Autism Speaks staffed two “calming areas” with beanbag chairs, coloring books, and squishy toys. The house lights remained half lit, strobe lights were eliminated, percussion and roars tamped down.
Liz Feld, the group’s national president, took the stage to encourage the audience “to sing and dance and clap and do whatever you want to do!”
They did. There were cheers for the heroes and jeers for the villains. Children bounced in their seats, rocked back and forth, or stood up. A few of the smaller ones ran up and down the aisles, under the eye of a parent. Some left but came back. Some simply left.

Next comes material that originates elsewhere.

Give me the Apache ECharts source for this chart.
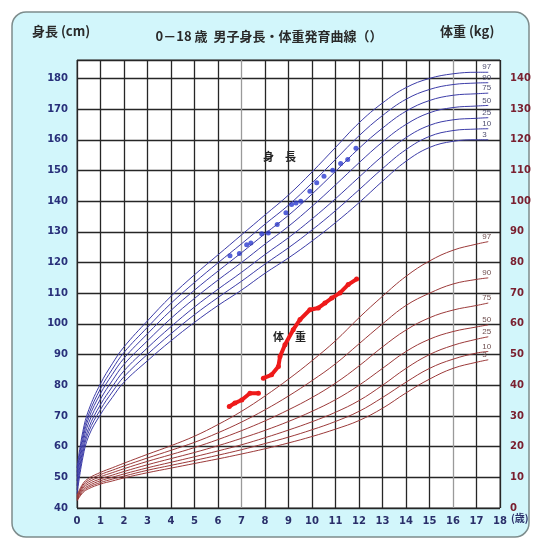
<!DOCTYPE html>
<html>
<head>
<meta charset="utf-8">
<script src="https://cdn.jsdelivr.net/npm/echarts@6.0.0/dist/echarts.min.js"></script>
<style>
html, body { margin: 0; padding: 0; background: #fff; }
#main { width: 538px; height: 540px; }
</style>
</head>
<body>
<div id="main"></div>
<script>
// ages (years) for the reference curves
var ages = [0, 0.25, 0.5, 1, 1.5, 2, 3, 4, 5, 6, 7, 8, 9, 10, 11, 12, 13, 14, 15, 16, 17, 17.5];

// height percentiles (cm)
var h3  = [44.5, 56.5, 63.5, 70.5, 76.0, 81.0, 88.0, 94.5, 100.5, 106.0, 111.0, 116.5, 121.5, 127.0, 133.0, 139.5, 146.5, 153.0, 157.5, 159.5, 160.0, 160.0];
var h10 = [45.9, 57.9, 64.9, 72.1, 77.8, 82.8, 90.1, 96.8, 103.0, 108.6, 113.9, 119.5, 124.8, 130.6, 136.9, 143.7, 150.6, 156.8, 161.1, 163.0, 163.5, 163.6];
var h25 = [47.2, 59.2, 66.2, 73.7, 79.5, 84.7, 92.2, 99.1, 105.5, 111.3, 116.8, 122.6, 128.1, 134.2, 140.8, 147.8, 154.7, 160.7, 164.7, 166.5, 167.0, 167.2];
var h50 = [48.8, 60.8, 67.8, 75.5, 81.5, 86.8, 94.5, 101.8, 108.3, 114.3, 120.0, 126.0, 131.8, 138.3, 145.3, 152.5, 159.3, 165.0, 168.8, 170.5, 171.0, 171.2];
var h75 = [50.3, 62.3, 69.3, 77.3, 83.5, 88.8, 96.8, 104.4, 111.0, 117.2, 123.2, 129.4, 135.4, 142.3, 149.7, 157.2, 163.8, 169.3, 172.8, 174.5, 175.0, 175.2];
var h90 = [51.6, 63.6, 70.6, 78.9, 85.2, 90.7, 98.9, 106.7, 113.5, 119.9, 126.1, 132.5, 138.7, 145.9, 153.6, 161.3, 167.9, 173.2, 176.4, 178.0, 178.5, 178.6];
var h97 = [53.0, 65.0, 72.0, 80.5, 87.0, 92.5, 101.0, 109.0, 116.0, 122.5, 129.0, 135.5, 142.0, 149.5, 157.5, 165.5, 172.0, 177.0, 180.0, 181.5, 182.0, 182.0];

// weight percentiles (kg)
var w3  = [2.3, 5.0, 6.3, 7.8, 8.8, 9.8, 11.5, 13.0, 14.5, 16.0, 17.6, 19.3, 21.2, 23.3, 25.7, 28.5, 32.5, 37.5, 42.0, 45.5, 47.5, 48.3];
var w10 = [2.6, 5.4, 6.8, 8.3, 9.4, 10.4, 12.3, 13.9, 15.5, 17.2, 19.0, 21.0, 23.1, 25.5, 28.2, 31.5, 36.0, 41.0, 45.5, 48.5, 50.5, 51.0];
var w25 = [2.9, 5.9, 7.3, 8.9, 10.0, 11.1, 13.1, 14.9, 16.7, 18.6, 20.6, 22.9, 25.4, 28.1, 31.2, 35.0, 40.0, 45.5, 50.0, 53.0, 55.0, 55.8];
var w50 = [3.2, 6.4, 7.9, 9.5, 10.7, 11.9, 14.1, 16.1, 18.1, 20.3, 22.7, 25.3, 28.2, 31.5, 35.3, 40.0, 45.5, 51.0, 55.0, 57.5, 59.0, 59.7];
var w75 = [3.5, 6.9, 8.5, 10.2, 11.5, 12.8, 15.2, 17.4, 19.7, 22.3, 25.2, 28.4, 32.0, 36.0, 40.7, 46.3, 52.5, 58.0, 62.0, 64.5, 66.0, 66.8];
var w90 = [3.8, 7.4, 9.1, 10.9, 12.3, 13.7, 16.3, 18.8, 21.4, 24.5, 28.0, 32.0, 36.5, 41.5, 47.0, 53.5, 60.0, 66.0, 70.0, 73.0, 74.5, 75.0];
var w97 = [4.1, 7.9, 9.7, 11.6, 13.1, 14.6, 17.5, 20.3, 23.4, 27.2, 31.5, 36.5, 42.0, 48.0, 54.5, 62.0, 69.0, 75.5, 80.5, 84.0, 86.0, 86.8];

// measured child height
var kidHAge = [6.51, 6.91, 7.22, 7.40, 7.86, 8.14, 8.52, 8.89, 9.13, 9.32, 9.52, 9.91, 10.2, 10.51, 10.88, 11.22, 11.52, 11.87];
var kidH    = [122.2, 122.9, 125.8, 126.4, 129.4, 129.6, 132.4, 136.2, 138.9, 139.4, 140.0, 143.2, 146.0, 148.1, 150.1, 152.3, 153.6, 157.2];

// measured child weight (null = gap)
var kidWAge = [6.48, 6.72, 7.01, 7.36, 7.72, 7.82, 7.93, 8.28, 8.57, 8.64, 8.85, 9.2, 9.49, 9.91, 10.27, 10.55, 10.84, 11.19, 11.54, 11.9];
var kidW    = [33.1, 34.2, 35.2, 37.4, 37.4, null, 42.3, 43.4, 46.1, 49.4, 53.2, 58.1, 61.4, 64.6, 65.2, 66.8, 68.4, 70.1, 72.8, 74.6];

var pctNames = ['3', '10', '25', '50', '75', '90', '97'];
var hCurves = [h3, h10, h25, h50, h75, h90, h97];
var wCurves = [w3, w10, w25, w50, w75, w90, w97];

var xTicks = ['0','1','2','3','4','5','6','7','8','9','10','11','12','13','14','15','16','17','18'];

var dom = document.getElementById('main');
var myChart = echarts.init(dom);

function pairs(xs, ys) {
	return xs.map(function (x, i) { return [x, ys[i]]; });
}

var series = [];
hCurves.forEach(function (arr, k) {
	series.push({
		name: 'h' + pctNames[k],
		type: 'line',
		yAxisIndex: 0,
		smooth: 0.4,
		symbol: 'none',
		silent: true,
		lineStyle: { color: '#3c3ca8', width: 1 },
		endLabel: {
			show: true,
			formatter: pctNames[k],
			color: '#505070',
			fontSize: 8,
			offset: [-14, -5]
		},
		data: pairs(ages, arr)
	});
});
wCurves.forEach(function (arr, k) {
	series.push({
		name: 'w' + pctNames[k],
		type: 'line',
		yAxisIndex: 1,
		smooth: 0.4,
		symbol: 'none',
		silent: true,
		lineStyle: { color: '#9c3a3a', width: 1 },
		endLabel: {
			show: true,
			formatter: pctNames[k],
			color: '#705050',
			fontSize: 8,
			offset: [-14, -5]
		},
		data: pairs(ages, arr)
	});
});
series.push({
	name: '身長',
	type: 'scatter',
	yAxisIndex: 0,
	symbol: 'circle',
	symbolSize: 5,
	itemStyle: { color: '#2a3ad0' },
	data: pairs(kidHAge, kidH)
});
series.push({
	name: '体重',
	type: 'line',
	yAxisIndex: 1,
	symbol: 'circle',
	symbolSize: 5,
	connectNulls: false,
	lineStyle: { color: '#ee1a1a', width: 4 },
	itemStyle: { color: '#ee1a1a' },
	data: pairs(kidWAge, kidW)
});

var vColors = [];
for (var i = 0; i < xTicks.length; i++) {
	vColors.push(i === 7 || i === 16 ? '#9a9a9a' : '#262626');
}

var labelFont = 'DejaVu Sans, sans-serif';

option = {
	animation: false,
	title: {
		text: '0－18 歳  男子身長・体重発育曲線（）',
		left: 'center',
		top: 25,
		textStyle: {
			fontFamily: 'Noto Sans CJK JP',
			fontSize: 13,
			fontWeight: 'bold',
			color: '#2a2a2a'
		}
	},
	graphic: [{
		type: 'rect',
		z: -100,
		shape: { x: 12, y: 12, width: 517, height: 525, r: 14 },
		style: { fill: '#d2f6fb', stroke: '#7d8c8c', lineWidth: 1.5 }
	}, {
		type: 'text',
		left: 32, top: 25,
		style: { text: '身長 (cm)', font: 'bold 13px "Noto Sans CJK JP"', fill: '#2a2a2a' }
	}, {
		type: 'text',
		left: 440, top: 25,
		style: { text: '体重 (kg)', font: 'bold 13px "Noto Sans CJK JP"', fill: '#2a2a2a' }
	}, {
		type: 'text',
		left: 511, top: 513,
		style: { text: '(歳)', font: 'bold 10px "Noto Sans CJK JP"', fill: '#2a2f6a' }
	}, {
		type: 'text',
		left: 263, top: 151,
		style: { text: '身　長', font: 'bold 11px "Noto Sans CJK JP"', fill: '#222' }
	}, {
		type: 'text',
		left: 273, top: 331,
		style: { text: '体　重', font: 'bold 11px "Noto Sans CJK JP"', fill: '#222' }
	}],
	grid: {
		show: true,
		left: 77,
		right: 38,
		top: 60,
		bottom: 32,
		backgroundColor: '#ffffff',
		borderColor: '#4a4a4a',
		borderWidth: 1
	},
	xAxis: {
		type: 'value',
		min: 0,
		max: 18,
		interval: 1,
		axisLine: { show: false },
		axisTick: { show: false },
		axisLabel: {
			color: '#2a2f6a',
			fontWeight: 'bold',
			fontSize: 10,
			fontFamily: labelFont,
			margin: 8,
			formatter: function (v) { return xTicks[v]; }
		},
		splitLine: { show: true, lineStyle: { color: vColors, width: 1.3 } }
	},
	yAxis: [{
		type: 'value',
		min: 40,
		max: 186,
		interval: 10,
		axisLine: { show: false },
		axisTick: { show: false },
		axisLabel: {
			color: '#28307a',
			fontWeight: 'bold',
			fontSize: 10,
			fontFamily: labelFont,
			margin: 9,
			formatter: function (v) { return v % 10 === 0 ? String(v) : ''; }
		},
		splitLine: { show: true, lineStyle: { color: '#262626', width: 1.3 } }
	}, {
		type: 'value',
		min: 0,
		max: 146,
		interval: 10,
		position: 'right',
		axisLine: { show: false },
		axisTick: { show: false },
		axisLabel: {
			color: '#7a2030',
			fontWeight: 'bold',
			fontSize: 10,
			fontFamily: labelFont,
			margin: 10,
			formatter: function (v) { return v % 10 === 0 ? String(v) : ''; }
		},
		splitLine: { show: false }
	}],
	series: series
};

if (option && typeof option === "object") {
	myChart.setOption(option, true);
}
</script>
</body>
</html>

Susan Linehan and her son, Patrick, 20, sat in the second row, where he was glued to the action. “It was like two Thanksgivings and two Christmases combined,” said Linehan, who lives in Sharon. “If a kid was crying or screaming, no one cared because that could have been each and every one of our kids. It was like one big family.”
The Boston autism community is still abuzz about the show, she said, with parents sharing posts on social media and hoping for more such performances. “The Lion King” closed Sunday, but Jaffe said future Broadway in Boston shows may have similar potential.
Tshidi Manye, who played the baboon Rafiki, had performed in other autistic-sensitive performances before Boston. “The first time we did it, I wept like a baby, seeing the kids able to laugh and do what they want,” she said. “At one point, Scar says, ‘Tell them, Simba, tell them who killed your dad!’ And one of the kids shouted, ‘You did!’ ”
Until Saturday, Warren and Julie Grasso of Marlborough had never been to the theater with their children, Elizabeth, 11, and Thomas, 14. Their son, who is on the spectrum, wore his “Hakuna Matata” T-shirt and headphones.
Thomas was afraid at first and wanted to go home, but instead went to a calming area. He returned for the second act.
When the show ended, there were tears and hugs in the crowd, and a standing ovation for the cast. But the audience might also have been applauding itself.
Kathy Mulkerrins of Milton was in the front row with her autistic 20-year-old son, Joseph, her daughter, and niece. “I wasn’t 100 percent sure he would enjoy the musical versus the TV screen,” she said, “but boy oh boy, from the minute it started, it was unbelievable.”
Mulkerrins is eager for another show. “Now that the door’s been open, I think we’ll be doing it again.”